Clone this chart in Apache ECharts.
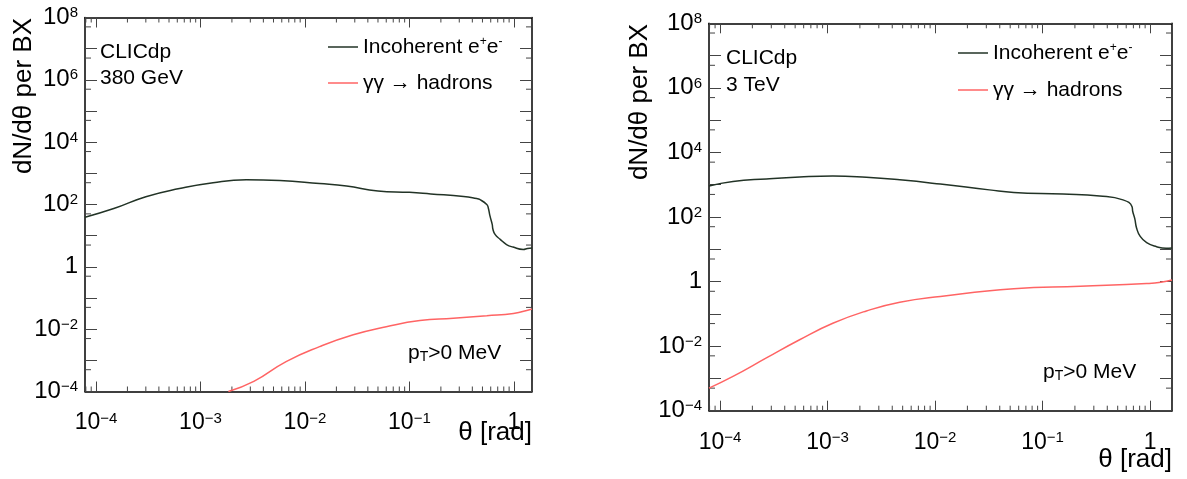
<!DOCTYPE html>
<html>
<head>
<meta charset="utf-8">
<script src="https://cdn.jsdelivr.net/npm/echarts@6.0.0/dist/echarts.min.js"></script>
<style>
  html, body { margin: 0; background: #fff; }
  #chart { width: 1187px; height: 479px; }
</style>
</head>
<body>
<div id="chart"></div>
<script>
// theta [rad] and dN/dtheta per BX
const theta380Incoh = [7.85e-5, 1.48e-4, 3.0e-4, 6.3e-4, 1.32e-3, 2.75e-3, 5.75e-3, 1.38e-2, 2.5e-2, 5.0e-2, 0.1, 0.16, 0.33, 0.44, 0.47, 0.55, 0.568, 0.59, 0.62, 0.63, 0.66, 0.74, 0.85, 0.98, 1.23, 1.35, 1.49]
const dn380Incoh = [39, 74, 178, 324, 501, 617, 589, 468, 389, 272, 245, 219, 182, 155, 145, 100, 79, 43, 23, 16, 11, 7.6, 5.2, 4.3, 3.6, 3.9, 4.0]
const theta380Had = [1.85e-3, 3.24e-3, 6.6e-3, 1.38e-2, 2.9e-2, 6.0e-2, 0.126, 0.263, 0.55, 0.99, 1.41, 1.49]
const dn380Had = [1.0e-4, 2.1e-4, 9.1e-4, 2.75e-3, 6.6e-3, 1.2e-2, 1.9e-2, 2.24e-2, 2.7e-2, 3.2e-2, 4.2e-2, 4.5e-2]

const theta3TeVIncoh = [7.9e-5, 1.32e-4, 2.7e-4, 5.5e-4, 1.12e-3, 2.3e-3, 4.7e-3, 1.12e-2, 3.2e-2, 5.4e-2, 0.155, 0.34, 0.56, 0.68, 0.69, 0.72, 0.75, 0.81, 0.93, 1.15, 1.41, 1.6]
const dn3TeVIncoh = [912, 1259, 1514, 1738, 1862, 1698, 1413, 1047, 692, 575, 513, 447, 339, 209, 148, 91, 45, 25, 16, 12, 10.7, 11]
const theta3TeVHad = [7.9e-5, 1.32e-4, 2.7e-4, 5.5e-4, 1.12e-3, 2.3e-3, 4.7e-3, 1.12e-2, 5.4e-2, 0.224, 0.93, 1.26, 1.6]
const dn3TeVHad = [5.0e-4, 1.15e-3, 4.3e-3, 1.58e-2, 5.1e-2, 0.123, 0.229, 0.347, 0.60, 0.72, 0.87, 0.95, 1.12]

const seriesNames = ['Incoherent e+e-', 'γγ → hadrons']
const xRange = [[7.85e-5, 1.49], [7.9e-5, 1.6]]
const yRange = [1e-4, 1e8]
const minorMantissas = [2, 3, 4, 5, 6, 7, 8, 9]
const decades = [-5, -4, -3, -2, -1, 0]
const yDecades = [-4, -3, -2, -1, 0, 1, 2, 3, 4, 5, 6, 7]

const FONT = '"Liberation Sans", Arial, Helvetica, sans-serif'
const BLACK = '#223326'
const RED = '#ff6464'
const grids = [
  { left: 85, top: 17.5, width: 447, height: 374 },
  { left: 709, top: 23.3, width: 463, height: 387.4 }
]

const zip = (xs, ys) => xs.map((x, i) => [x, ys[i]])

function expLabel(v) {
  const e = Math.log10(v)
  const r = Math.round(e)
  if (Math.abs(e - r) > 0.01) return ''
  if (r === 0) return '1'
  return '10{sup|' + String(r).replace('-', '\u2212') + '}'
}

// minor ticks (2..9 x 10^n on theta, 5 x 10^n on dN/dtheta), drawn on all four sides
function minorTickData(g) {
  const out = []
  const [x0, x1] = xRange[g]
  decades.forEach((d) => minorMantissas.forEach((m) => {
    const v = m * Math.pow(10, d)
    if (v > x0 && v < x1) { out.push([v, yRange[0], 0]); out.push([v, yRange[1], 1]) }
  }))
  yDecades.forEach((d) => {
    const v = 5 * Math.pow(10, d)
    out.push([x0, v, 2]); out.push([x1, v, 3])
  })
  return out
}

function renderTick(params, api) {
  const p = api.coord([api.value(0), api.value(1)])
  const dir = api.value(2)
  const len = dir < 2 ? 5 : 6
  const d = [[0, -len], [0, len], [len, 0], [-len, 0]][dir]
  return {
    type: 'line',
    shape: { x1: p[0], y1: p[1], x2: p[0] + d[0], y2: p[1] + d[1] },
    style: { stroke: '#444', lineWidth: 1 }
  }
}

const supRich = { sup: { fontSize: 15, fontFamily: FONT, color: '#000', verticalAlign: 'top', padding: [0, 0, 6, 0] } }

function xAxisFor(g, top) {
  return {
    type: 'log', gridIndex: g, position: top ? 'top' : 'bottom',
    min: xRange[g][0], max: xRange[g][1],
    axisLine: { lineStyle: { color: '#000', width: 1.5 } },
    axisTick: { inside: true, length: 10, lineStyle: { color: '#444' } },
    splitLine: { show: false },
    axisLabel: top ? { show: false } : {
      fontSize: 23, fontFamily: FONT, color: '#000', margin: 20,
      formatter: expLabel, rich: supRich
    }
  }
}

function yAxisFor(g, right) {
  return {
    type: 'log', gridIndex: g, position: right ? 'right' : 'left',
    min: yRange[0], max: yRange[1], interval: 1,
    axisLine: { lineStyle: { color: '#000', width: 1.5 } },
    axisTick: { inside: true, length: 12, lineStyle: { color: '#444' } },
    splitLine: { show: false },
    axisLabel: right ? { show: false } : {
      fontSize: 24, fontFamily: FONT, color: '#000', margin: 7,
      formatter: (v) => {
        const e = Math.round(Math.log10(v))
        return e % 2 === 0 ? expLabel(v) : ''
      },
      rich: supRich
    }
  }
}

function lineSeries(name, g, data, color) {
  return {
    name, type: 'line', xAxisIndex: g * 2, yAxisIndex: g * 2, data,
    symbol: 'none', smooth: 0.5, clip: true, silent: true,
    lineStyle: { color, width: 1.5 }, itemStyle: { color }
  }
}

function legendFor(left, top, gap) {
  return {
    data: seriesNames, left, top, orient: 'vertical', icon: 'rect',
    itemWidth: 30, itemHeight: 1.5, itemGap: gap,
    textStyle: {
      fontSize: 21, fontFamily: FONT, color: '#000', lineHeight: 22,
      rich: { sup: { fontSize: 12, fontFamily: FONT, color: '#000', verticalAlign: 'top' } }
    },
    formatter: (n) => n === seriesNames[0] ? 'Incoherent e{sup|+}e{sup|-}' : n
  }
}

function text(x, y, str, size, extra) {
  return Object.assign({
    type: 'text', x, y, silent: true,
    style: Object.assign({ text: str, font: size + 'px ' + FONT, fill: '#000', textVerticalAlign: 'middle' }, (extra && extra.style) || {})
  }, extra && extra.rotation ? { rotation: extra.rotation } : {})
}

const ptStyle = {
  rich: {
    b: { fontSize: 21, fontFamily: FONT, color: '#000' },
    s: { fontSize: 14, fontFamily: FONT, color: '#000', verticalAlign: 'bottom', padding: [8, 0, 0, 0] }
  }
}

const chart = echarts.init(document.getElementById('chart'))
chart.setOption({
  animation: false,
  backgroundColor: '#fff',
  grid: grids,
  xAxis: [xAxisFor(0, false), xAxisFor(0, true), xAxisFor(1, false), xAxisFor(1, true)],
  yAxis: [yAxisFor(0, false), yAxisFor(0, true), yAxisFor(1, false), yAxisFor(1, true)],
  legend: [legendFor(323, 31, 14), legendFor(953, 37, 15)],
  series: [
    lineSeries(seriesNames[0], 0, zip(theta380Incoh, dn380Incoh), BLACK),
    lineSeries(seriesNames[1], 0, zip(theta380Had, dn380Had), RED),
    lineSeries(seriesNames[0], 1, zip(theta3TeVIncoh, dn3TeVIncoh), BLACK),
    lineSeries(seriesNames[1], 1, zip(theta3TeVHad, dn3TeVHad), RED),
    { type: 'custom', xAxisIndex: 0, yAxisIndex: 0, data: minorTickData(0), renderItem: renderTick, silent: true, clip: false },
    { type: 'custom', xAxisIndex: 2, yAxisIndex: 2, data: minorTickData(1), renderItem: renderTick, silent: true, clip: false }
  ],
  graphic: [
    text(24, 18, 'dN/dθ per BX', 26, { rotation: Math.PI / 2, style: { textAlign: 'right' } }),
    text(640, 24, 'dN/dθ per BX', 26, { rotation: Math.PI / 2, style: { textAlign: 'right' } }),
    text(100, 52, 'CLICdp', 21),
    text(100, 78, '380 GeV', 21),
    text(726, 58, 'CLICdp', 21),
    text(726, 85, '3 TeV', 21),
    text(408, 353, '{b|p}{s|T}{b|>0 MeV}', 21, { style: ptStyle }),
    text(1043, 372, '{b|p}{s|T}{b|>0 MeV}', 21, { style: ptStyle }),
    text(532, 433, 'θ [rad]', 26, { style: { textAlign: 'right' } }),
    text(1172, 460, 'θ [rad]', 26, { style: { textAlign: 'right' } })
  ]
})
</script>
</body>
</html>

-*-*-

Short exercise:
Write out nothing but the lines from the start of the data through the line with "3.2e-2, 4.2e-2, 4.5e-2]". Leave out the pictures.

Exercise result:
Clone this chart in Apache ECharts.
<!DOCTYPE html>
<html>
<head>
<meta charset="utf-8">
<script src="https://cdn.jsdelivr.net/npm/echarts@6.0.0/dist/echarts.min.js"></script>
<style>
  html, body { margin: 0; background: #fff; }
  #chart { width: 1187px; height: 479px; }
</style>
</head>
<body>
<div id="chart"></div>
<script>
// theta [rad] and dN/dtheta per BX
const theta380Incoh = [7.85e-5, 1.48e-4, 3.0e-4, 6.3e-4, 1.32e-3, 2.75e-3, 5.75e-3, 1.38e-2, 2.5e-2, 5.0e-2, 0.1, 0.16, 0.33, 0.44, 0.47, 0.55, 0.568, 0.59, 0.62, 0.63, 0.66, 0.74, 0.85, 0.98, 1.23, 1.35, 1.49]
const dn380Incoh = [39, 74, 178, 324, 501, 617, 589, 468, 389, 272, 245, 219, 182, 155, 145, 100, 79, 43, 23, 16, 11, 7.6, 5.2, 4.3, 3.6, 3.9, 4.0]
const theta380Had = [1.85e-3, 3.24e-3, 6.6e-3, 1.38e-2, 2.9e-2, 6.0e-2, 0.126, 0.263, 0.55, 0.99, 1.41, 1.49]
const dn380Had = [1.0e-4, 2.1e-4, 9.1e-4, 2.75e-3, 6.6e-3, 1.2e-2, 1.9e-2, 2.24e-2, 2.7e-2, 3.2e-2, 4.2e-2, 4.5e-2]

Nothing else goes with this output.